Before the eyes of his imagination appears all the attraction of the world:
kingdoms, power, pleasures, popularity, fame, glory. For a while feel the
attraction of the “world”.
Contemplate
Jesus: he smiles, he sees that all this is purely appearance. He does not allow
himself to be deceived. And he descends from the Temple, and begins to journey
along the roads preaching and healing. He has chosen well. Make an act of trust
in him. Jesus knows how to live, Jesus knows how to overcome temptation, the
very temptations that can spoil my life.
3.
CONSIDERATIONS
It is possible that many things bother and worry us. We have fears,
doubts... Bring them to the Father, one by one, in a spirit of sonship.. WE are
like a little child who is confiding in his Father. He always hears us. Ask
him, shamelessly, all that we believe is good. And end with the words of Jesus:
“ But not my will, but thine be done.” And give thanks to God, because we know
that his will is done.
4.
PETITION
For all human beings tempted by the appearance of good, for all those
who put all their efforts in enjoying this life as if nothing more existed.

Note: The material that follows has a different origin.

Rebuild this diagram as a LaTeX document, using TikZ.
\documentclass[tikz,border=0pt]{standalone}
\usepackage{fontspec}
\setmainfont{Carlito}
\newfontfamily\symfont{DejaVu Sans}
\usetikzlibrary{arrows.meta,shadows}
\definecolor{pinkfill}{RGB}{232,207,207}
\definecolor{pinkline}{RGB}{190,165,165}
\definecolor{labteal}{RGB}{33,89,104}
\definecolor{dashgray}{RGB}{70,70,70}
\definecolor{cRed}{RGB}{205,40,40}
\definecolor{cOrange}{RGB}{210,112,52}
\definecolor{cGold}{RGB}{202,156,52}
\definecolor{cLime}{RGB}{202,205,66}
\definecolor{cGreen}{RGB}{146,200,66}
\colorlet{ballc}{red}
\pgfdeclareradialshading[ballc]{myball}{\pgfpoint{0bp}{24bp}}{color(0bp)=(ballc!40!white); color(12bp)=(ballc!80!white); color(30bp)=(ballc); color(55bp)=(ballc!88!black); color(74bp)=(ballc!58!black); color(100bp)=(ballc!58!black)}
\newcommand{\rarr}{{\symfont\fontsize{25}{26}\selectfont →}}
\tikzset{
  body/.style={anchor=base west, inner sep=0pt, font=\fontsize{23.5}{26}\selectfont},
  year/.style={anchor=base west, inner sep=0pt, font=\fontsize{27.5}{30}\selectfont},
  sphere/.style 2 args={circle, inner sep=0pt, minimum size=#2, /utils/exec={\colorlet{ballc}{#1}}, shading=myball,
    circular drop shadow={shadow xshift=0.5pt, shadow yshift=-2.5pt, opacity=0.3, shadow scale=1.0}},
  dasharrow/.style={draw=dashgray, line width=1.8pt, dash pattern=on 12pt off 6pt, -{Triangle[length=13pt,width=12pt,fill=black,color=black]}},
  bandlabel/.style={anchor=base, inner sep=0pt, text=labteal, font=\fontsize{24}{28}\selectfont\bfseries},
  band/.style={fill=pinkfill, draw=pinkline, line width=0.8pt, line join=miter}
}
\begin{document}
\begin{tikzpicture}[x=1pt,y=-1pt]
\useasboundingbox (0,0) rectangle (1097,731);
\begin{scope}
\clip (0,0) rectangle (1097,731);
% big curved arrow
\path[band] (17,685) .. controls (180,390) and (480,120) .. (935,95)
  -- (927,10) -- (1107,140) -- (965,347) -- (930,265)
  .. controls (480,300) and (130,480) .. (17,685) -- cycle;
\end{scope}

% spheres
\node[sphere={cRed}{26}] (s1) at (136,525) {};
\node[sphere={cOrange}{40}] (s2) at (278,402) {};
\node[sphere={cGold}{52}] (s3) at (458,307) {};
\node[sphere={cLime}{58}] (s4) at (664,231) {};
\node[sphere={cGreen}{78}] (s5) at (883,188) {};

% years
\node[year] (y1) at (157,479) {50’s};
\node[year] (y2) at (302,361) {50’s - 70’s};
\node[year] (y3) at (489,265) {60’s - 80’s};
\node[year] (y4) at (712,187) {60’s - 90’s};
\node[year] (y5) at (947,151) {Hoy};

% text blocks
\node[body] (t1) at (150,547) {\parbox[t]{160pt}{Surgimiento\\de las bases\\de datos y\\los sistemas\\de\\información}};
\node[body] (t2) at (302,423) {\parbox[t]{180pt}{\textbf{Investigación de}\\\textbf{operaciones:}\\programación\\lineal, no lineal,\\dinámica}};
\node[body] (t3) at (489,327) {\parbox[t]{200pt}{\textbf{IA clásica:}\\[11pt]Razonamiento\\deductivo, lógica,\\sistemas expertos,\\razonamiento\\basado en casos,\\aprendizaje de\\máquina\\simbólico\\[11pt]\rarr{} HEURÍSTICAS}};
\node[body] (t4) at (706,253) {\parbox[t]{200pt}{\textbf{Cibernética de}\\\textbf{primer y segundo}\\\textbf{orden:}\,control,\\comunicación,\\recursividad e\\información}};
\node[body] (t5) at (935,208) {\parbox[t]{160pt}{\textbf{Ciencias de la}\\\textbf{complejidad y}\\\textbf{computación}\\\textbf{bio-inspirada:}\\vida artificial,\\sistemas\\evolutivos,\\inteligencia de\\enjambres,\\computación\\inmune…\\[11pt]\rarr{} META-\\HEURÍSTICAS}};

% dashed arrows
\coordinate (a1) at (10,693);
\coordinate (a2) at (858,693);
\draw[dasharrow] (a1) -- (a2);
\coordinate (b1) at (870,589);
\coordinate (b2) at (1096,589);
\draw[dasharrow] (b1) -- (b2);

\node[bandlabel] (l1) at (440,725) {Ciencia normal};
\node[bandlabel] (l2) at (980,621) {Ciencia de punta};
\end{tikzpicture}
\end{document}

For us, Christians, the Church, who have received so much light, who
know Jesus but who have not succeeded in trusting him and continue to be
tempted between the seductive attraction
of this world and trust in his Word.
MY WORDS FOR YOU
King David desired a married woman, Bethsheba. To gain her, he had her
husband killed. The prophet Nathan confronted him with his sin. In his
repentance, David composed this psalm,
PSALM 50. We make it our own. We too feel we are sinners, the condition of
sinners weighs on us. With the words of David, we ask God for liberation.
Psalm 50 Have
mercy on me, O God, in your kindness blot out my sins.